Feelings are running high in Somerset as parts of the Levels continue to be inundated with deep floodwater, causing untold misery to those who live and farm there. Locals are convinced that some river-dredging would have substantially reduced the length of time the land there has been underwater and offer evidence from the Environment Agency demonstrating this. The EA did start some dredging last year at 'pinch points'. I suspect the work was delayed owing to the incredibly wet summer - a lot of land-related contract work just didn't get done in 2012 - a large area of the Levels was flooded at the time.
There's a lot to consider about how the Levels should be managed, and the debate needs to cover all bases, not just be confined to dredging. However, to date there hasn't been a rounded debate - and this is badly needed. It is vital to look at reducing the quantity of silt being eroded off farmland into the rivers - after all it is a first principle in addressing pollution control to deal with SOURCE before PATHWAY and finally RECEPTOR. Catchment Sensitive Farming initiatives aim to help farmers with this, but the initiative is inadequately funded (our R Frome initaitive is to be put into ''passive" status owing to inadequate funding) with CSF "struggling" to deliver.

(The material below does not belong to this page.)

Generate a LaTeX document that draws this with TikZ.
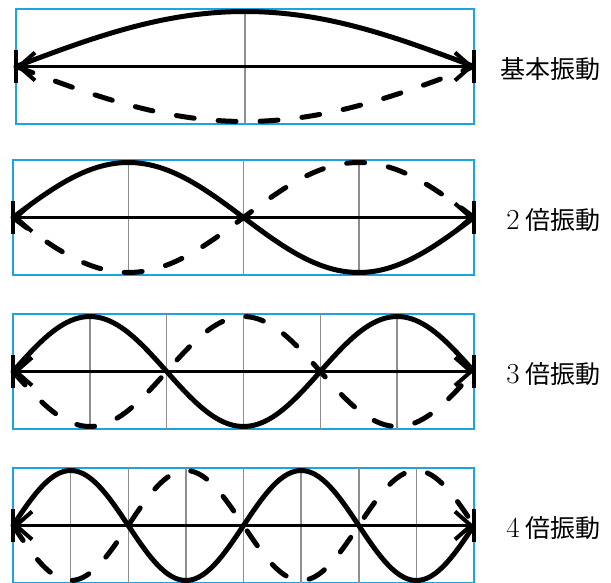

In all the years I have been working in land management, many daft things have been done to floodplains and high up on the list is the conversion of permanent pasture to temporary grassland or, worse still, arable land in areas which should NEVER have been ploughed. One of the daftest examples was the construction of an embankment within part of the Nene Washes (Cambs) within which the land was pumped and carrots grown (the water being pumped on to adjacent land, making that wetter!) The Washes were designed to TAKE AND HOLD FLOODWATER and should never have been used to grow arable crops. This daftness was eventually put into reverse, but Tory MP Richard Body was one of many commentators who raised the profile about this type of mad subsidy-driven farming in his books Agriculture: The Triumph and the Shame and Farming in the Clouds. Subsidy-driven deep drainage for farming intensification in the Somerset Levels was also a cause celebre in the 1980s - and why the Environmentally Sensitive Areas Scheme was introduced here (following Andrew Lee's and other's campaigns about wetland destruction in the Halvergate Marshes and other areas). It is a tragedy that the ESA scheme is no more and a big concern that farmers could now drop out of the agri-environment programme, with the risk that land could be, once more, cultivated and intensified here.
It is urgent that questions should be asked about what types of land use are appropriate to the Levels. Resilient pastures are floristically diverse, with many grass and herb species that can tolerate prolonged flooding, unlike re-seeded rye-grass leys or arable land. Listening to one farmer who had just re-seeded after last winter reinforces the need to look at just what is grown on the levels and how farming can become more resilient there. Another farmer was on the radio saying he had lost a winter wheat crop. So why is winter wheat being grown on land liable to flooding - it doesn't make sense unless you are willing to take a big gamble (and lose the crop)? Arable land on the Levels also offers a potential and much greater source of silt, than does permanent pasture, that will end up in the rivers (and thus increase the frequency for river-dredging). All these considerations must be part of the big debate about future management of the Levels. Finally, any funding from the public sector must be strongly justified. We keep being reminded we are in an age of austerity and Somerset is facing a situation where cuts in public services are deep and damaging. As a taxpayer I want to see my taxes used to protect people and property where this makes sense, but not to justify the continuation of inappropriate land use practices that are going to make matters worse.